映画「レディ・プレイヤー1」イメージ©NEWSIS

◇目の前に「ミラーワールド」

貧富の格差が深刻化した2045年――。

貧困地域で暮らす人々は、メタバースで脱出を図ることになる。ヘッドセットをはめてゲーム専用手袋をはめた瞬間、仮想現実(VR)世界の「オアシス」に出会うことになる。オアシス内では何でもでき、現実世界の経済活動とつながって金を稼ぐことも可能だ。

2018年に公開されたスティーブン・スピルバーグ監督のSF映画「レディ・プレイヤー1」は、未来のメタバースの世界としてVRゲームの中で経済活動をする人々の姿を描いている。約4年が過ぎた今も「オアシス」と似た仮想現実サービスを探すのは難しい。

ところが最近VR・拡張現実(AR)、テレハプティック(実際に物体に触れていなくても仮想で質感を得ることができる)などメタバース技術が急速に発展し、このような映画の中の場面が現実になり得る、という期待が高まっている。VR、AR機器は今やパソコン、スマートフォンの後を継ぐ次世代コンピューティングプラットフォームとして浮上している。グローバルビッグテック「メタ」が、VR・AR市場を先取りしようとしたのに続き、グーグル、アップル、サムスン電子などが先を争って技術開発に乗り出し、覇権競争が始まった。

VR・AR機器はもちろん触覚型(ハプティック)技術に対する関心も高まっている。ハプティックは遠隔ユーザー間で現実のように生き生きとした肌触りを共有して伝達する技術だ。今後、メタバース、VR・AR、ディスプレイなどコンテンツ分野で視覚と聴覚を越えた触覚コミュニケーションの核心技術だとみられている。
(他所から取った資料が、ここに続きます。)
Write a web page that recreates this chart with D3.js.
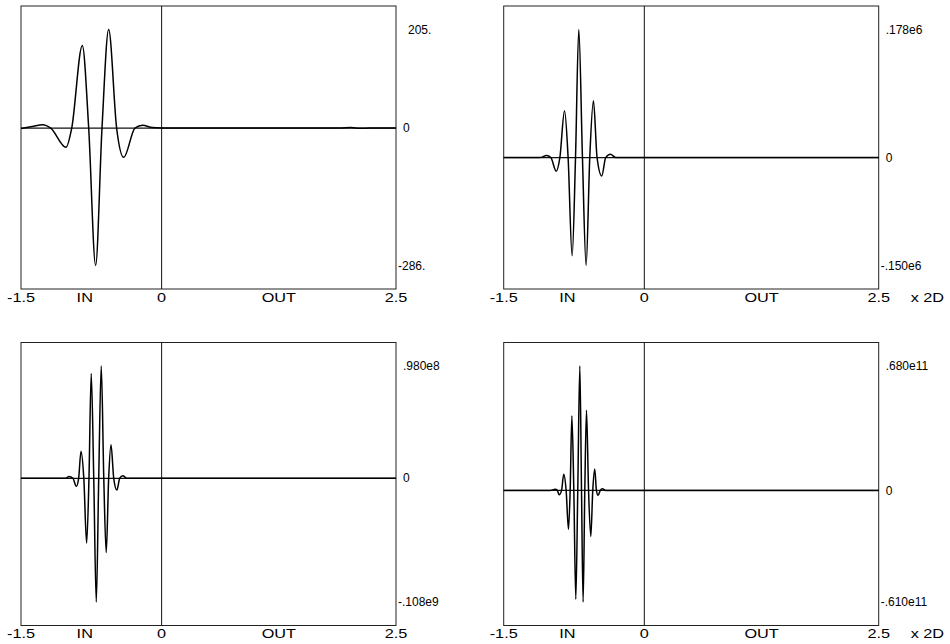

メタバース技術の商用化で、3Dアバターが中心のメタバースプラットフォームを越え、現実と類似した「ミラーワールド」が実現するか注目されている。ミラーワールドは、現実世界を仮想の世界にありのまま反映して拡張することを指す。現実世界をどのように模写し、現実世界と仮想化されたミラーワールドの連結を、いかに正確で速く同期化できるかがカギだ。

メタクエストプロ(写真=米ブルームバーグ通信)©NEWSIS

◇XR機器に挑戦状…グーグル、サムスンもライバル

最近、メタバース懐疑論が提起され、グローバルな景気の低迷でメタバースに対する関心が冷めた。だが、VR機器の開発は続いており、「メタクエスト2」は年間販売台数1000万台を超え、大衆化することに成功した。

メタが10月11日(現地時間)、開発者向けに毎年開催している「メタコネクト2022」で、次世代XR機器「メタクエストプロ」を披露した。従来の製品より性能を改善し、次世代技術を適用した高級型だ。

「メタクエストプロ」は、異なる場所にいる人々が、まるで同じ場所にいるかのように相互利用できる。着用している人の視線と表情をカメラで感知する機能も追加した。ヘッドセットをつけた状態でも、ある程度、周辺環境を確認できるよう、左右の視野が開けている点も特徴だ。

アップルも来年、XR機器を発売するとみられ、メタの強力なライバルとして浮上している。製品の名前は「リアリティプロ」と言われている。業界ではこの機器が、メタの「クエストプロ」と競争する高級型製品になると見ている。

グーグルは今年5月、ARグラスの映像を公開したことがある。AR技術を基にスマートグラスを着用した人に、他人の言葉や文章をリアルタイムで翻訳し、キャプションで提供するようになっていた。また、2024年の発売を目標に「プロジェクトアイリス」というARヘッドセットを開発中だ。

サムスン電子のVR、AR事業も加速化されると予想される。サムスン電子のハン・ジョンヒ(韓宗熙)副会長は2月、スペインで開催された世界最大の移動通信展示会MWCで「メタバースプラットフォーム機器が最近の話題だ。サムスン電子も準備しているところなので期待してほしい」と明らかにしたことがある。

実際、サムスン電子は今年の株主総会でメタバースを新成長動力産業に挙げた。今年8月にはイ・ジェヨン(李在鎔)会長がサムスンSDSを訪ね、デジタルツインやメタバース市場動向の報告を受け、経営陣と中長期事業戦略を議論したと伝えられた。